A Test

They say lightning doesn’t strike the same place twice. I am angry at God, how could he do this to me, why?

‘I am leaving. I can’t continue like this, I have put my life on hold for the past five years for her. I am tired’, said my wife as tears began to pour down from her eyes. I looked at her with mixed feelings.

Should I say I am disappointed? Definitely yes, because how could a mother say this about her daughter? She was quitting. I thought mothers were meant to be the most compassionate of both parents. Here she was, standing in the living room with her luggage, preparing to leave her child and our marriage.
I looked around our living room; there used to be laughter, joy, and happiness here. All I could get now was silence, a very loud silence.

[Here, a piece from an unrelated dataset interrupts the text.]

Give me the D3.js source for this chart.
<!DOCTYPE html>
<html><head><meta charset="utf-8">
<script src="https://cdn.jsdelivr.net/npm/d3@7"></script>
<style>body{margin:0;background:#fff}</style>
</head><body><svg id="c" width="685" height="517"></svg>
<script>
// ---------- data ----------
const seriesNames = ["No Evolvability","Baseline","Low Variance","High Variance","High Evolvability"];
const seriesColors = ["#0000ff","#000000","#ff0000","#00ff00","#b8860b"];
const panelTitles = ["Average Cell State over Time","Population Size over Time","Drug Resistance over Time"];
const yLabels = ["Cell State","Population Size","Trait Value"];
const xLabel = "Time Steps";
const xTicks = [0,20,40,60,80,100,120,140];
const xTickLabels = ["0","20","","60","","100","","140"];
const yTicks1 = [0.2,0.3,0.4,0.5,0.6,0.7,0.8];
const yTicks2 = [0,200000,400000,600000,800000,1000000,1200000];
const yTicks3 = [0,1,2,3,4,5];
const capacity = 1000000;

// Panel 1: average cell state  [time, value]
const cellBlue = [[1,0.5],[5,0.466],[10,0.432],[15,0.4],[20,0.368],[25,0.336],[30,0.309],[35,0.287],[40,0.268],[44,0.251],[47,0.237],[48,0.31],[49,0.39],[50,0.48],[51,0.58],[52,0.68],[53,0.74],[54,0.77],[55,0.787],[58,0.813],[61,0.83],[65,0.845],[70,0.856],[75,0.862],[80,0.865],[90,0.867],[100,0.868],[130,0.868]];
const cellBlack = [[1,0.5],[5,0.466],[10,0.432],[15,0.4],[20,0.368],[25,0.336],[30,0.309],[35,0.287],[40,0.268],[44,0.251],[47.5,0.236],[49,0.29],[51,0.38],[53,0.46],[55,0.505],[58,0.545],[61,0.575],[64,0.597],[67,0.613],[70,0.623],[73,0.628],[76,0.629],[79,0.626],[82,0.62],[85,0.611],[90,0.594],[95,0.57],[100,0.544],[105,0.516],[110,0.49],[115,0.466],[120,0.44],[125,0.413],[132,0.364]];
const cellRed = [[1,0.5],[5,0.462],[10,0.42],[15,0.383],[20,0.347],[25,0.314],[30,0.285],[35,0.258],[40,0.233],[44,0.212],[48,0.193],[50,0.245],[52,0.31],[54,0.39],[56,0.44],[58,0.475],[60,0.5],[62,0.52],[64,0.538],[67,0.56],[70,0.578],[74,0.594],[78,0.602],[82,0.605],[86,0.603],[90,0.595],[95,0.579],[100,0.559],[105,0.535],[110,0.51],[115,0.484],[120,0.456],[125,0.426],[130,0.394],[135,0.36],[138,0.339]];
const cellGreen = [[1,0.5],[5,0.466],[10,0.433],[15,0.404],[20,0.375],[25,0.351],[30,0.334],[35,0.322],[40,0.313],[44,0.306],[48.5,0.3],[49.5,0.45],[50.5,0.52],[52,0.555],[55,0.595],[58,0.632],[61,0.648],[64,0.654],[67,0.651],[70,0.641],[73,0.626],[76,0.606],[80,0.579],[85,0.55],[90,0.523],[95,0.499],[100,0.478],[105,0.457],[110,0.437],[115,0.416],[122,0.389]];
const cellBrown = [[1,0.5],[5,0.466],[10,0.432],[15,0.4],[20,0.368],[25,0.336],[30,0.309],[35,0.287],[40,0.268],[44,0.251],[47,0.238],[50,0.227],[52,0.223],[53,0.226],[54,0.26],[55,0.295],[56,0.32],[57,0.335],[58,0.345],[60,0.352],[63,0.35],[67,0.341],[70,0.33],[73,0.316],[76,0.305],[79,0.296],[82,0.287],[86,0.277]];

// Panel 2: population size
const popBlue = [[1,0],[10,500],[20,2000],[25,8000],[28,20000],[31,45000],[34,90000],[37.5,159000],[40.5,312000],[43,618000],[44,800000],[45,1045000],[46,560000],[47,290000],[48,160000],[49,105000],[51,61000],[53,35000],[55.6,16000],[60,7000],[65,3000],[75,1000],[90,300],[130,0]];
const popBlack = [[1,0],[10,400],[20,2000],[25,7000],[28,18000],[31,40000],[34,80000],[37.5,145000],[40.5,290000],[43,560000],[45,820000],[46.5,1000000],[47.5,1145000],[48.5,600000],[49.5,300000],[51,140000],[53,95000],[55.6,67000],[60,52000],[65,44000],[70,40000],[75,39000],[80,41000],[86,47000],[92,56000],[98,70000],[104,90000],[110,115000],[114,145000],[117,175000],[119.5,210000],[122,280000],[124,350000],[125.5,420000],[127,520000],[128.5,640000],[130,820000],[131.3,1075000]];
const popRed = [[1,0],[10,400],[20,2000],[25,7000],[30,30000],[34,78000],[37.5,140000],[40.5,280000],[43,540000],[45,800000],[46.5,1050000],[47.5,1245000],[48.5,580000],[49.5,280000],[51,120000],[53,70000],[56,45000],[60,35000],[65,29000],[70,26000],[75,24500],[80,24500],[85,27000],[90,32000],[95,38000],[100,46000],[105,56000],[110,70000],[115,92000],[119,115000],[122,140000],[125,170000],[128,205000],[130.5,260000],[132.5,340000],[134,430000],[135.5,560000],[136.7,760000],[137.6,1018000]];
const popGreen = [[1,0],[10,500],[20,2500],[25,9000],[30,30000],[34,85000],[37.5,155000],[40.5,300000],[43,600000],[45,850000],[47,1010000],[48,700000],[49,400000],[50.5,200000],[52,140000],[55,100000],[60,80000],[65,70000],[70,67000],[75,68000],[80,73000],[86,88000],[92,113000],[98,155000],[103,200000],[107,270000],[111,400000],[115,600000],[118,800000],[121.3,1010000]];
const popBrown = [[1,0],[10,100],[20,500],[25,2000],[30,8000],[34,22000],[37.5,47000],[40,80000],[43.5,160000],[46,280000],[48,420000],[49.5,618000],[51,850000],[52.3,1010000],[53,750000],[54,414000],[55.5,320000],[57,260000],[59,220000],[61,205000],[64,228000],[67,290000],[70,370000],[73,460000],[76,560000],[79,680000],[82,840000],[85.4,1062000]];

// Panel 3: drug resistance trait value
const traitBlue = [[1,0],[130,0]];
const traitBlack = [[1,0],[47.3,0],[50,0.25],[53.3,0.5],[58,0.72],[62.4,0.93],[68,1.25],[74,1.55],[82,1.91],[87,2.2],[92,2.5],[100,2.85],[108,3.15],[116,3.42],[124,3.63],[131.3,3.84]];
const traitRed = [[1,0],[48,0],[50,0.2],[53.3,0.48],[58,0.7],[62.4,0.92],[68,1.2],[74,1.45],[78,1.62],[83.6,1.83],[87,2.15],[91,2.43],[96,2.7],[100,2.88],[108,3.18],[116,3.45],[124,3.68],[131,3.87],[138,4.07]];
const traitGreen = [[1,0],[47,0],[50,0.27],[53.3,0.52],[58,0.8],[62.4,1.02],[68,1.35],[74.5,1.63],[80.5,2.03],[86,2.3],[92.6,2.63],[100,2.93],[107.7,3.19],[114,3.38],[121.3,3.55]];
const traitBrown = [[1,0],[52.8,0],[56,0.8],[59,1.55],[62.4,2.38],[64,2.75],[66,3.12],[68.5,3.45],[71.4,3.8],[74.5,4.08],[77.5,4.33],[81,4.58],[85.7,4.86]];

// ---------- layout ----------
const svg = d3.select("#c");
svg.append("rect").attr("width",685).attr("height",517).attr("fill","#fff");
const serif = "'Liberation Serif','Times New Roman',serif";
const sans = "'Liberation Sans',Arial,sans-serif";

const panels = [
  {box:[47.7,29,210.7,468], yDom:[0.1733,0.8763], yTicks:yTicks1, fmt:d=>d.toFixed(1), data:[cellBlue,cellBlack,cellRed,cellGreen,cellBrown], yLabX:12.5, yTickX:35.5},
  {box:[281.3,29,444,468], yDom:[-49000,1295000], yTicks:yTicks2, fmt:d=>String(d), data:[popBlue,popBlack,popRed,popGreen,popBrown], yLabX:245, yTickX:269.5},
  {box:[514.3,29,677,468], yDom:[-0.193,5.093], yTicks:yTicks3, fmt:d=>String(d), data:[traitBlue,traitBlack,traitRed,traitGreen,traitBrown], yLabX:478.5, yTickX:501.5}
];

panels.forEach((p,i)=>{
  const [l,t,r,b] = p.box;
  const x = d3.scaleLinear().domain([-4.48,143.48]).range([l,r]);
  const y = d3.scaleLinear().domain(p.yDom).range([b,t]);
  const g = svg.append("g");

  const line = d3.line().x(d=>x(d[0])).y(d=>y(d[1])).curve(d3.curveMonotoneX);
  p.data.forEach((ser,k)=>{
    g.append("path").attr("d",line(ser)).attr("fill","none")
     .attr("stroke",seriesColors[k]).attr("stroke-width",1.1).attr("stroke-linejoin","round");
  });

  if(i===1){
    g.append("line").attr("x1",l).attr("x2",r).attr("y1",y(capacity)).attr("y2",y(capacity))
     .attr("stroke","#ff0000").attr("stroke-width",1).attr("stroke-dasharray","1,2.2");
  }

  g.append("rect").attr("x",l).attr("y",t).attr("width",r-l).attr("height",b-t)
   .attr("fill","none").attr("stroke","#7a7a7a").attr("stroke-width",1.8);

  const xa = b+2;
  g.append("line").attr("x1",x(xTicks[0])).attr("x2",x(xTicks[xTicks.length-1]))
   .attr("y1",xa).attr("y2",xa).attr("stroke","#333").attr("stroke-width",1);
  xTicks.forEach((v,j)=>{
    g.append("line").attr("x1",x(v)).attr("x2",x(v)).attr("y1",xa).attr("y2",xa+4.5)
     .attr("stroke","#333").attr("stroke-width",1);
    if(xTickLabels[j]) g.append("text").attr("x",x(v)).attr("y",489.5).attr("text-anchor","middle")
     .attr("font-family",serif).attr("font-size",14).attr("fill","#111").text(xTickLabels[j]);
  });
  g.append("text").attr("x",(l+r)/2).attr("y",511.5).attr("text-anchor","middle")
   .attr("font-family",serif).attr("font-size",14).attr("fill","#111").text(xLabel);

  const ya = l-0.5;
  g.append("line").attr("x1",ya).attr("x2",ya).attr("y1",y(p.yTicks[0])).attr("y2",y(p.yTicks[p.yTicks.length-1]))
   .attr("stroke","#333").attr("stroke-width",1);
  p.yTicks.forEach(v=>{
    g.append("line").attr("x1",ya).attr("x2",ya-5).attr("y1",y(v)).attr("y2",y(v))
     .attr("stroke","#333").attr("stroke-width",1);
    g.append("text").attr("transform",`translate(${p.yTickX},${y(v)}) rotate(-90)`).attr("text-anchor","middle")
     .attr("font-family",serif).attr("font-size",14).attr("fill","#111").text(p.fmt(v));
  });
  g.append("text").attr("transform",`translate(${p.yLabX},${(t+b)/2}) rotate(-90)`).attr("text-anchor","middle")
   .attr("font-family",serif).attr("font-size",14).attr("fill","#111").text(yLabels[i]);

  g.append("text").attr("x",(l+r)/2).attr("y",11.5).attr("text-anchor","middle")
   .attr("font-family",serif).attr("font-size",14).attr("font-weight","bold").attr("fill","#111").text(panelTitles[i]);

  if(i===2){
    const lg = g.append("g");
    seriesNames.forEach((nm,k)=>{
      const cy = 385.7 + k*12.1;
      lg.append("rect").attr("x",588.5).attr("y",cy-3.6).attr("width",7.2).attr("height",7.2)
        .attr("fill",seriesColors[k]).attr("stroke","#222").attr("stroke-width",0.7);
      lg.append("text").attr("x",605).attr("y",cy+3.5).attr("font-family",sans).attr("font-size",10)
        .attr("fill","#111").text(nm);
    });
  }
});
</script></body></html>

‘Okay’, I said to my wife. Was she asking for my permission to leave, or did she want me to beg her to stay? She looked at me just to be sure, and I nodded. The emptiness in her eyes was deeper than a well. She wasn’t the woman I fell in love with. My helpmeet has rendered me helpless. No, she wasn’t. I stood up from the double-seater I was sitting on, and I moved to the window to stare at nothing. The bang of the door jolted me as I came out of my thinking of nothing. She had even dropped her ring.

I was hurt; my heart was hurting, really hurting. How do you beg someone to come out of their resolve? How do you reassure your lover that you would give her all the love you promised the first time you met? How do you reinforce the faith of a believer who had prayed for healing for several years but got none and decides to stop praying? Would you say his faith was little? How do you help a mother who has dedicated all her life to a sick child, hoping she would get healed, but nothing showed forth? Would you say she’s a quitter for not being strong and hopeful? Would you say she is less of a mother? Or would you tell her, “Well done, at least for trying for a while”?

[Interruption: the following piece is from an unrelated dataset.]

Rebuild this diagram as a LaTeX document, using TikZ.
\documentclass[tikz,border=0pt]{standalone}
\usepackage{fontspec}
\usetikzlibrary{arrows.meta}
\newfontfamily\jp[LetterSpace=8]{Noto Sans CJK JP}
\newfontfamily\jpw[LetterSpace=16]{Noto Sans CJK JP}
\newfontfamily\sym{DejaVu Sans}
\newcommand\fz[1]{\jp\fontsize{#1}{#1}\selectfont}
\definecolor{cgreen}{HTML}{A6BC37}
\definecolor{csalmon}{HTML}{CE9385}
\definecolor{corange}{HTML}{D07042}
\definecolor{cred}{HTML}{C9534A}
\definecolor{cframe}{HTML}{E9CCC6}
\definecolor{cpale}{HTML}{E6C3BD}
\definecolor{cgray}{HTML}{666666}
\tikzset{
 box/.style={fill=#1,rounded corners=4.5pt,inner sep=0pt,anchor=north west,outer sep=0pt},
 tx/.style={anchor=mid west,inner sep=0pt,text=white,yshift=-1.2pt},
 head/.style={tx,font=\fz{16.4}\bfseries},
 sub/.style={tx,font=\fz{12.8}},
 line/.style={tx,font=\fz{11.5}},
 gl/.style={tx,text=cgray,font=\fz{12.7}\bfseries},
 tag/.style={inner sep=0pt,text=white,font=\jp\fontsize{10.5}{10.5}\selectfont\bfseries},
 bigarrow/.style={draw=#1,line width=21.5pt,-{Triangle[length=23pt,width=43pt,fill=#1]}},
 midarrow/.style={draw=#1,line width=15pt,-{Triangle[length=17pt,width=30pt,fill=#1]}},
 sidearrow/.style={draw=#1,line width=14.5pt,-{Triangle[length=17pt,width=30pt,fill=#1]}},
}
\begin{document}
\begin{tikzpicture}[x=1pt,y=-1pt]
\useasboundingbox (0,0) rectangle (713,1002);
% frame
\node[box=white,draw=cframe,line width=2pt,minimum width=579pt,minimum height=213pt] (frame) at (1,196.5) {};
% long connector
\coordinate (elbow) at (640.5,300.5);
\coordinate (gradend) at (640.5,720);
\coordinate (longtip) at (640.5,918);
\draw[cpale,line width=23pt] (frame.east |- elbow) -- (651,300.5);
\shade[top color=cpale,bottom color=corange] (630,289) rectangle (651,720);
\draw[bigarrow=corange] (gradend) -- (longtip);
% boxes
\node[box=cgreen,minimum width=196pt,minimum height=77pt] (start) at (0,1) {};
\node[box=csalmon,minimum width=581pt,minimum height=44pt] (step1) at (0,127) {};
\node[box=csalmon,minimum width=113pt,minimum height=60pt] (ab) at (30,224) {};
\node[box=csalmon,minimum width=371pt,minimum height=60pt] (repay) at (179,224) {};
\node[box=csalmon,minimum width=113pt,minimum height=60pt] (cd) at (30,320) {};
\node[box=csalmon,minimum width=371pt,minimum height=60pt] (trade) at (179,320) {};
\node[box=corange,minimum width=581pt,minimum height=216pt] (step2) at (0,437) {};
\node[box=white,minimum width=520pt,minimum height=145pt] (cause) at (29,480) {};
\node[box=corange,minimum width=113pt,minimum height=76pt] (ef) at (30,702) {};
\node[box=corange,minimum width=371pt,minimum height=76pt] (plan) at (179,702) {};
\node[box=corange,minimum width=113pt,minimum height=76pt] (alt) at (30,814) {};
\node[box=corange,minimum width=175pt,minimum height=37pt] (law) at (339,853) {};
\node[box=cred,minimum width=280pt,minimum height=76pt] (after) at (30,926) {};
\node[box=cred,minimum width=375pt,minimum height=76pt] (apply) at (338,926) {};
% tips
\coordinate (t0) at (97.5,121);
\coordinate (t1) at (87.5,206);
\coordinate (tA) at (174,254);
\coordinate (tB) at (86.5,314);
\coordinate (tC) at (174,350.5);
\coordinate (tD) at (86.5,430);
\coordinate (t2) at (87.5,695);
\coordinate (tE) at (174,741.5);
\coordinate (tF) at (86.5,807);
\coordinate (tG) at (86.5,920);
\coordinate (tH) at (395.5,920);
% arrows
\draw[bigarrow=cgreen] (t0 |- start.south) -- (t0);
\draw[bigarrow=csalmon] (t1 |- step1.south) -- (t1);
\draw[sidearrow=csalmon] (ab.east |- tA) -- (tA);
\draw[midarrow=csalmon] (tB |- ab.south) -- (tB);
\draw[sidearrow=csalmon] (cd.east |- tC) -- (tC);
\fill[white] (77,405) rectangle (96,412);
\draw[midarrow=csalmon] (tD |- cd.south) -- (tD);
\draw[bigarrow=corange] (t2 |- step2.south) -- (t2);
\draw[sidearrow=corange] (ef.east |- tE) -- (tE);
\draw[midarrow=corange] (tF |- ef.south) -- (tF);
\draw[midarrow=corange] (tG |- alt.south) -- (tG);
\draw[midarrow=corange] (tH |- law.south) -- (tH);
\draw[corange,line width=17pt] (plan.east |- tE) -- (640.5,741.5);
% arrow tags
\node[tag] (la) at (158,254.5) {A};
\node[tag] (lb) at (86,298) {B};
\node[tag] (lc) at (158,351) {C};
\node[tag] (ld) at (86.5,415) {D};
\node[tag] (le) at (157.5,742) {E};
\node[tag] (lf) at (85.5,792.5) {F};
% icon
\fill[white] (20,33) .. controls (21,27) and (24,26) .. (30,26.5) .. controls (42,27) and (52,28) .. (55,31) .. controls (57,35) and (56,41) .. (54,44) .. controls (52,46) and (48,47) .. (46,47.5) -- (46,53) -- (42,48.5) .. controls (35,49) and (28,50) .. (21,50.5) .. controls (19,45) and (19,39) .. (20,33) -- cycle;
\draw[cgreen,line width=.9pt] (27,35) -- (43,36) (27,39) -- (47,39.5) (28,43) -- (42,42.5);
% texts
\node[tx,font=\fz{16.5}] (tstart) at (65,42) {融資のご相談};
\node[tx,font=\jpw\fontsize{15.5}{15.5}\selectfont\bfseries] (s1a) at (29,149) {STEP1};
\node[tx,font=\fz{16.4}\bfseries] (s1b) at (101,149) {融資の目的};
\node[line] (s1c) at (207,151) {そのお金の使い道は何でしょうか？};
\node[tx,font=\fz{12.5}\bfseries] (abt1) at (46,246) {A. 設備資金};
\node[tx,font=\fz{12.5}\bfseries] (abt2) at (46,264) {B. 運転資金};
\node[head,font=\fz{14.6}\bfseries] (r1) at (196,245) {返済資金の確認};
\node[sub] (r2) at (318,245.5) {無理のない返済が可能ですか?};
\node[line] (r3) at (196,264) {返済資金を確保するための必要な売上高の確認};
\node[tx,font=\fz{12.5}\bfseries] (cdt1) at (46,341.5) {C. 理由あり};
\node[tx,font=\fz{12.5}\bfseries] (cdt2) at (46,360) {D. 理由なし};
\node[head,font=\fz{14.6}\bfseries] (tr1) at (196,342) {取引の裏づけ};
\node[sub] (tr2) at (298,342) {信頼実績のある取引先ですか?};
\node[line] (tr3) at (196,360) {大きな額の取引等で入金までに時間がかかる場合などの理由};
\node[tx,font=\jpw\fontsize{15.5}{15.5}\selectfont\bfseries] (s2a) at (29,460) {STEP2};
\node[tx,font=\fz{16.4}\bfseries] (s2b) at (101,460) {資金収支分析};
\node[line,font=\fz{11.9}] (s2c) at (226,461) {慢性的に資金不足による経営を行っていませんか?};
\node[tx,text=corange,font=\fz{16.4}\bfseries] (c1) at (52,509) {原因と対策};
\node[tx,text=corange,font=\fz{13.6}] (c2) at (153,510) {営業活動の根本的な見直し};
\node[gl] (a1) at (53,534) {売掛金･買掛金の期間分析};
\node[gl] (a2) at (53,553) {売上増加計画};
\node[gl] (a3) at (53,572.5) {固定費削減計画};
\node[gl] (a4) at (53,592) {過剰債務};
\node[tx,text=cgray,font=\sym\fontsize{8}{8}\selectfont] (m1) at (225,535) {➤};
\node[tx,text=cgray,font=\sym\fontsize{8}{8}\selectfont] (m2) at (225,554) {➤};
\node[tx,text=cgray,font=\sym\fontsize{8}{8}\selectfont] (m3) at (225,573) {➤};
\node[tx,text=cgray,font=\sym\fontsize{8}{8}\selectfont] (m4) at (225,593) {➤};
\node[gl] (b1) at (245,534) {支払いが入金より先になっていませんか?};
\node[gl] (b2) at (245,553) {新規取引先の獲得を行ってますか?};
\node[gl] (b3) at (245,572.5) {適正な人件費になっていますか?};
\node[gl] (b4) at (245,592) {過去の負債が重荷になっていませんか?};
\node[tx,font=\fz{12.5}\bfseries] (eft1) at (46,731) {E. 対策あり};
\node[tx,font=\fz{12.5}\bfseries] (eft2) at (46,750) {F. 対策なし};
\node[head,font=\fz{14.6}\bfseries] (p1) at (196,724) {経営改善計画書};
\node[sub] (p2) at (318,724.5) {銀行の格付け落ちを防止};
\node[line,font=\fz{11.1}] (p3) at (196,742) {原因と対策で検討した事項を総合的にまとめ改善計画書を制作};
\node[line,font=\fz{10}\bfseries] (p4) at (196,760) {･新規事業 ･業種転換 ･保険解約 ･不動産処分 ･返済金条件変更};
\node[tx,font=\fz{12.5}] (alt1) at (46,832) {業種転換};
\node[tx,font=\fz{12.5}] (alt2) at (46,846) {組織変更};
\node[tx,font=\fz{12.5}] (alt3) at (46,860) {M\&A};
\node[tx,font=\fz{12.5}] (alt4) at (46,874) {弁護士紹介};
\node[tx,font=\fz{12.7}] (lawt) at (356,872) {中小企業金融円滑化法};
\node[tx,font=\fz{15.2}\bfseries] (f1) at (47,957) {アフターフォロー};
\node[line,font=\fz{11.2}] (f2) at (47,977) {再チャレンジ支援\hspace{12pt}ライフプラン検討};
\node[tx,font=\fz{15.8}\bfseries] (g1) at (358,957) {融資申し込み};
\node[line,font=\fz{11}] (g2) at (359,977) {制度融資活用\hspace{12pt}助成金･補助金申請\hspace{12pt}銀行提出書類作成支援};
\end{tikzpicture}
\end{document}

They passed a pipe into her nose this time; she couldn’t breathe well. There were pipes inside her stomach to pass in food and pass out feces.
She was asleep most of the time. This wasn’t her first breakdown, nor was this her second. She had visited the hospital most of her life, ever since she was born.

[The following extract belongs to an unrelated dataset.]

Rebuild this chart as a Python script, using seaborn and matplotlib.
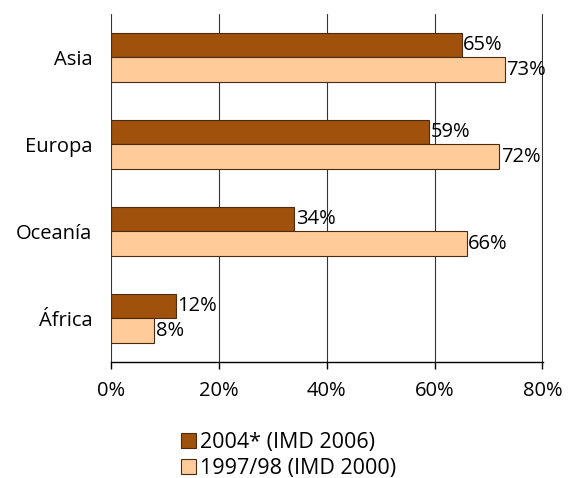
import pandas as pd
import matplotlib.pyplot as plt
import seaborn as sns

regions = ['Asia', 'Europa', 'Oceanía', 'África']
series_names = ['2004* (IMD 2006)', '1997/98 (IMD 2000)']
values_2004 = [65, 59, 34, 12]
values_1997 = [73, 72, 66, 8]
x_ticks = [0, 20, 40, 60, 80]

df = pd.DataFrame({
    'region': regions * 2,
    'serie': [series_names[0]] * 4 + [series_names[1]] * 4,
    'valor': values_2004 + values_1997,
})

sns.set_style('white')
plt.rcParams['font.family'] = ['Open Sans', 'DejaVu Sans']
plt.rcParams['font.size'] = 14.5
plt.rcParams['text.color'] = 'black'
plt.rcParams['xtick.color'] = 'black'
plt.rcParams['ytick.color'] = 'black'

fig = plt.figure(figsize=(5.7, 4.78), dpi=100)
ax = fig.add_axes([0.195, 0.243, 0.758, 0.728])

palette = {series_names[0]: '#A0520C', series_names[1]: '#FFCC99'}
sns.barplot(data=df, y='region', x='valor', hue='serie', orient='h', palette=palette,
            order=regions, hue_order=series_names, width=0.56, saturation=1,
            edgecolor='#4A2A10', linewidth=0.8, ax=ax, zorder=3)

for cont in ax.containers:
    ax.bar_label(cont, labels=[f'{int(v)}%' for v in cont.datavalues], padding=1,
                 fontsize=14.5, color='black')

ax.set_xlim(0, 80.15)
ax.set_xticks(x_ticks)
ax.set_xticklabels([f'{t}%' for t in x_ticks])
ax.grid(axis='x', color='#333333', linewidth=0.8, zorder=0)
ax.grid(axis='y', visible=False)
ax.set_xlabel('')
ax.set_ylabel('')
for s in ['top', 'right', 'left']:
    ax.spines[s].set_visible(False)
ax.spines['bottom'].set_color('black')
ax.spines['bottom'].set_linewidth(1)
ax.tick_params(axis='x', bottom=True, length=5, width=1, pad=9, labelsize=14.5)
ax.tick_params(axis='y', left=False, pad=10, labelsize=14.5)

ax.legend(loc='upper center', bbox_to_anchor=(0.41, -0.145), frameon=False,
          handlelength=0.7, handleheight=0.7, handletextpad=0.2, labelspacing=0.25,
          fontsize=15.5)

fig.savefig('out.png', dpi=100)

‘Daddy, water’, she said hoarsely. I turned quickly to hear my daughter speak. This was her first word for the past three months since we had been in the hospital. I gave her a small amount of water and she drank slowly. I could see tears gathering in her eyes, I helped her wipe them. ‘Baby, are you fine? You are crying’, I inquired. She shook her head slowly. It was my cue to know she was too tired to talk.